Python run another script from a python script

Question

def run_cmd(self, cmd):
    print cmd 

    status = os.system(cmd)
    print 'Command ran with Status: %s' % status

    if status:
        s = 'Command Failed: Status: %s for %s' % (status, cmd)
        print s
        sys.exit(status)
    else:
        s = 'Command Success: %s' % cmd 

    return status

I am using this function to run a python script from another script.

Ex:

command_to_exec = 'python script_b.py'
run_cmd(command_to_exec)

Now if script_b.py fails script_a.py exits with the status.

That's okay.

Case 2 :

command_to_exec = 'python script_a.py --options'
rum_cmd(command_to_exec)

This case is script_a.py running 'python script_a.py' from itself. In this case, if newly spawned script_a.py fails, the outer script_a.py is still a success, because it wasn't able to catch the failure of inner script_a.py (because of sys.exit(status))

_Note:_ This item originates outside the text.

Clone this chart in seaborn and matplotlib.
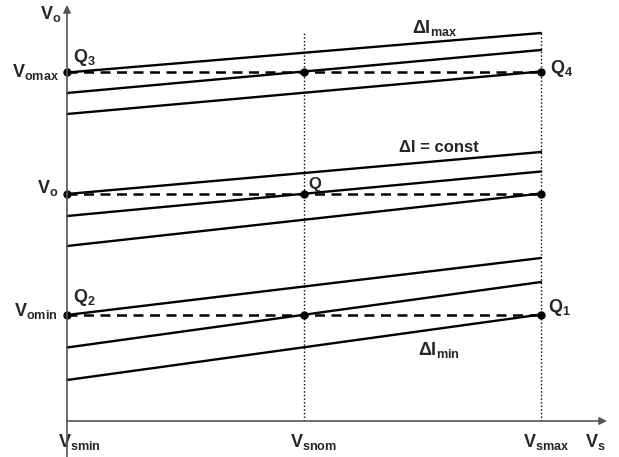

Now, how do I handle this situation? (If inner script_a fails, outer script_a should exit)

Answer 1

You can just run your other script as a module. Let's say you have the folder:
dir
|---main.py
|---imported.py
And you want to run the second from the first. Just use import , like that:

import imported #the file name without the extension

It will run that file, and you will be able to use it's vars and functions in your main script.